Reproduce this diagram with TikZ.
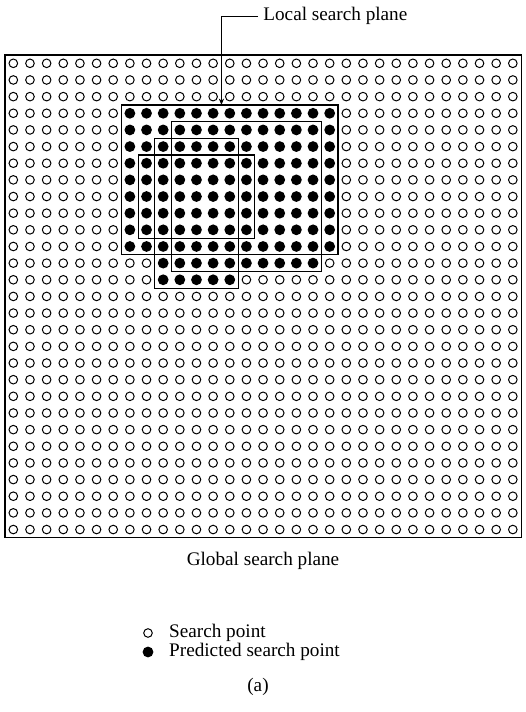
\documentclass[tikz,border=0pt]{standalone}
\usepackage{fontspec}
\setmainfont{Liberation Serif}
\usetikzlibrary{arrows.meta,positioning}

\begin{document}
\begin{tikzpicture}[x=0.5pt,y=-0.5pt,>={Stealth[length=3.2pt,width=2.6pt]},
  txt/.style={font=\fontsize{9.6}{11.5}\selectfont,inner sep=0pt},
  opendot/.style={circle,draw,line width=0.5pt,minimum size=4.3pt,inner sep=0pt},
  fulldot/.style={circle,fill,minimum size=5.4pt,inner sep=0pt},
  plane/.style={line width=0.6pt}]
  \useasboundingbox (0,0) rectangle (525,712);

  % search points of the global plane
  \begin{scope}[shift={(5,55)},x=8.325pt,y=-8.325pt]
    \foreach \c in {1,...,31}
      \foreach \r in {1,...,29}{
        \pgfmathtruncatemacro\hit{((\c>=8)&&(\c<=20)&&(\r>=4)&&(\r<=12))
          ||((\c>=11)&&(\c<=19)&&(\r>=5)&&(\r<=13))
          ||((\c>=10)&&(\c<=14)&&(\r>=6)&&(\r<=14))}
        \ifnum\hit=1
          \fill (\c-0.5,\r-0.5) circle (2.7pt);
        \else
          \draw[line width=0.5pt] (\c-0.5,\r-0.5) circle (2.15pt);
        \fi
      }

    % global search plane
    \draw[plane] (0,0) rectangle (31,29);

    % local search planes
    \draw[plane] (7,3) rectangle (20,12);
    \draw[plane] (10,4) rectangle (19,13);
    \draw[plane] (9,5) rectangle (14,14);
    \draw[plane] (8,6) rectangle (15,11);
    \coordinate (tip) at (13,3);
  \end{scope}

  % labels
  \node[txt,anchor=west,inner xsep=2.5pt] (lbl) at (258,16) {Local search plane};
  \draw[->,line width=0.5pt] (lbl.west) -| (tip);
  \node[txt] (glob) at (263,561) {Global search plane};

  % legend
  \node[opendot] (keyopen) at (148,633) {};
  \node[txt,right=8pt of keyopen] (txtopen) {Search point};
  \node[fulldot] (keyfull) at (148,652) {};
  \node[txt,anchor=west] (txtfull) at (txtopen.west |- keyfull) {Predicted search point};

  \node[txt] (cap) at (258,687) {(a)};
\end{tikzpicture}
\end{document}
--- --- ---
▶ **Given instruction**
Go through the listing above and quote it exactly, apart from its images.

▶ **Answer for the task**
Reproduce this diagram with TikZ.
\documentclass[tikz,border=0pt]{standalone}
\usepackage{fontspec}
\setmainfont{Liberation Serif}
\usetikzlibrary{arrows.meta,positioning}

\begin{document}
\begin{tikzpicture}[x=0.5pt,y=-0.5pt,>={Stealth[length=3.2pt,width=2.6pt]},
  txt/.style={font=\fontsize{9.6}{11.5}\selectfont,inner sep=0pt},
  opendot/.style={circle,draw,line width=0.5pt,minimum size=4.3pt,inner sep=0pt},
  fulldot/.style={circle,fill,minimum size=5.4pt,inner sep=0pt},
  plane/.style={line width=0.6pt}]
  \useasboundingbox (0,0) rectangle (525,712);

  % search points of the global plane
  \begin{scope}[shift={(5,55)},x=8.325pt,y=-8.325pt]
    \foreach \c in {1,...,31}
      \foreach \r in {1,...,29}{
        \pgfmathtruncatemacro\hit{((\c>=8)&&(\c<=20)&&(\r>=4)&&(\r<=12))
          ||((\c>=11)&&(\c<=19)&&(\r>=5)&&(\r<=13))
          ||((\c>=10)&&(\c<=14)&&(\r>=6)&&(\r<=14))}
        \ifnum\hit=1
          \fill (\c-0.5,\r-0.5) circle (2.7pt);
        \else
          \draw[line width=0.5pt] (\c-0.5,\r-0.5) circle (2.15pt);
        \fi
      }

    % global search plane
    \draw[plane] (0,0) rectangle (31,29);

    % local search planes
    \draw[plane] (7,3) rectangle (20,12);
    \draw[plane] (10,4) rectangle (19,13);
    \draw[plane] (9,5) rectangle (14,14);
    \draw[plane] (8,6) rectangle (15,11);
    \coordinate (tip) at (13,3);
  \end{scope}

  % labels
  \node[txt,anchor=west,inner xsep=2.5pt] (lbl) at (258,16) {Local search plane};
  \draw[->,line width=0.5pt] (lbl.west) -| (tip);
  \node[txt] (glob) at (263,561) {Global search plane};

  % legend
  \node[opendot] (keyopen) at (148,633) {};
  \node[txt,right=8pt of keyopen] (txtopen) {Search point};
  \node[fulldot] (keyfull) at (148,652) {};
  \node[txt,anchor=west] (txtfull) at (txtopen.west |- keyfull) {Predicted search point};

  \node[txt] (cap) at (258,687) {(a)};
\end{tikzpicture}
\end{document}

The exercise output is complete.